In May 2000, David Twohy, following the sleeper hit of Pitch Black, was hired to direct and re-write Proteus with Aronofsky moving into a producer role. By this point in production, Proteus had dropped the sci-fi elements of the initial script and was instead reworked as a ghost story.

Dimension Films asked Twohy to re-edit to get a PG-13 rating; when Twohy refused, Dimension gave the film a limited theatrical release on October 11, 2002 with little advertising.
The producers used , a retired World War II-era U.S. Navy that is now a museum ship in Muskegon, Michigan, for exteriors of the fictional USS Tiger Shark. The submarine was towed out into Lake Michigan for filming.

== Reception ==
Film review aggregator Rotten Tomatoes reported an approval rating of 66%, based on 70 reviews, with a rating average of 6.2/10. The site's critical consensus reads, "Below is a creepy, claustrophobic exercise in style." The website Metacritic gave the film a weighted average score of 55 out of 100, based on 20 critics, indicating "mixed reviews".
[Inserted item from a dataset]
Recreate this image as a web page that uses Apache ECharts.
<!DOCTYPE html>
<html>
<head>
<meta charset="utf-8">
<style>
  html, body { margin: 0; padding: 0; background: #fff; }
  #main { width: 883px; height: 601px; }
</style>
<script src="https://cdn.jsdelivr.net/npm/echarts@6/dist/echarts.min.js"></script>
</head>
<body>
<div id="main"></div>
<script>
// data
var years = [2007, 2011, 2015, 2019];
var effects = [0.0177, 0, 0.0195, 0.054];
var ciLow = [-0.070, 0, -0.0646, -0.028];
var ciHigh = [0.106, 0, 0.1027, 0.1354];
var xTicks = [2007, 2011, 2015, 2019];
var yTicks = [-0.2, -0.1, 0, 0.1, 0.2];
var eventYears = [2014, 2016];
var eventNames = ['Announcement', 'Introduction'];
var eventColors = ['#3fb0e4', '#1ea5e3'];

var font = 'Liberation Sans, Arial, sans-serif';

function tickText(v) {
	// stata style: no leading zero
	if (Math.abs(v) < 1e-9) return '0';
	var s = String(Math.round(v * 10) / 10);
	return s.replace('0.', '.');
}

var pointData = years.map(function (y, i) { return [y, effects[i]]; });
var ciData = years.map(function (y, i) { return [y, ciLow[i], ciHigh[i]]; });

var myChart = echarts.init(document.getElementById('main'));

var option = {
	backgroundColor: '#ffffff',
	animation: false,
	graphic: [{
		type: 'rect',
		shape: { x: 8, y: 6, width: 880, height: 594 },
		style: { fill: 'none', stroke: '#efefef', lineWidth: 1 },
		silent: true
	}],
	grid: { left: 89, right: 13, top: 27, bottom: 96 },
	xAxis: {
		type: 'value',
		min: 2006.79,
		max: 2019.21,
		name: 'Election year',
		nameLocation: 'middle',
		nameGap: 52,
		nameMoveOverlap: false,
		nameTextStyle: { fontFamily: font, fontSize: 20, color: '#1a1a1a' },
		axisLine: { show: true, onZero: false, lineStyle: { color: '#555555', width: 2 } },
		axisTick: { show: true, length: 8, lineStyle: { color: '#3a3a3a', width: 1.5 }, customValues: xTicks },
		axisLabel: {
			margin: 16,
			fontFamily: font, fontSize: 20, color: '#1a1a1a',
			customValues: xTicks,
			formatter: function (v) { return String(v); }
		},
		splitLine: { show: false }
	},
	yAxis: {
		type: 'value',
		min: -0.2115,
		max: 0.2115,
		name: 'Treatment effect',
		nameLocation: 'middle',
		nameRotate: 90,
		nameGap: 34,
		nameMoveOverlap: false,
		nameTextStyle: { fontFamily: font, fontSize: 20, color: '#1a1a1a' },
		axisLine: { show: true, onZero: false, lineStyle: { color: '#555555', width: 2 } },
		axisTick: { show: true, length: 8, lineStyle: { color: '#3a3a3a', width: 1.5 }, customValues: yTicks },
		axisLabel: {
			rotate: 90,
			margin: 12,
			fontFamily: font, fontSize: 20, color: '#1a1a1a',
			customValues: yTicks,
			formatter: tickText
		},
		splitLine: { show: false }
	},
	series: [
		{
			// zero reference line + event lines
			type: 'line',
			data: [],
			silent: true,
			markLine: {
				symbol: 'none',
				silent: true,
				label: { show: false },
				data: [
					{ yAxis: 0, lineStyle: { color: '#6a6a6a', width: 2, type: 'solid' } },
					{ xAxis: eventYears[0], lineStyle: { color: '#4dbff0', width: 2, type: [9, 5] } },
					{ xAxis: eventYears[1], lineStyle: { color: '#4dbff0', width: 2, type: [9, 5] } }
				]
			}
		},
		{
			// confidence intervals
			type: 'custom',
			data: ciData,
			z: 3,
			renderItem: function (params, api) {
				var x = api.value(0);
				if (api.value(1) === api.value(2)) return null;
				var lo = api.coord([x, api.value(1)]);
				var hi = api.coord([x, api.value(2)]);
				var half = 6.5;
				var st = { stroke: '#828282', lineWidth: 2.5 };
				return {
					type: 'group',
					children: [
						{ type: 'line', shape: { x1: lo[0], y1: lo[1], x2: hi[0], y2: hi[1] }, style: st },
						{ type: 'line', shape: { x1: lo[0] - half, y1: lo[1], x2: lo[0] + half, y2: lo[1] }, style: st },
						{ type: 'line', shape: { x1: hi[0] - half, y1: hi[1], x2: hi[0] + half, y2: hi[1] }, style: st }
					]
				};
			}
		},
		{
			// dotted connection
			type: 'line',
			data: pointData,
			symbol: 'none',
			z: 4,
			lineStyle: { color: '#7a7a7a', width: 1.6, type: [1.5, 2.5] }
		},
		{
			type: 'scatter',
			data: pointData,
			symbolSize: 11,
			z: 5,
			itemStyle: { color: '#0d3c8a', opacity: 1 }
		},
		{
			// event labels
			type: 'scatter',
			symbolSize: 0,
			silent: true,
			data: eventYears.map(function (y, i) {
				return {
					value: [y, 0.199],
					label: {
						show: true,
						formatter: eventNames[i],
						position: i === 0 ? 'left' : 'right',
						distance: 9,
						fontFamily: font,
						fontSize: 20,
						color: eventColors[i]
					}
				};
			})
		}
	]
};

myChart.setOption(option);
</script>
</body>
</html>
Entertainment Weekly gave the film a B+ rating, calling it a "handsome, haunting submarine thriller". Edward Guthmann from the San Francisco Chronicle gave a mainly negative review stating that the dialogue was "heavy on sarcasm and puncturing insults, never captures the World War II period but sounds ridiculously anachronistic". Variety gave the movie a mixed review stating that "the strenuous seriousness the film applies to an idea that is finally silly at its core steadily increases the impression of overwrought artificiality as matters progress".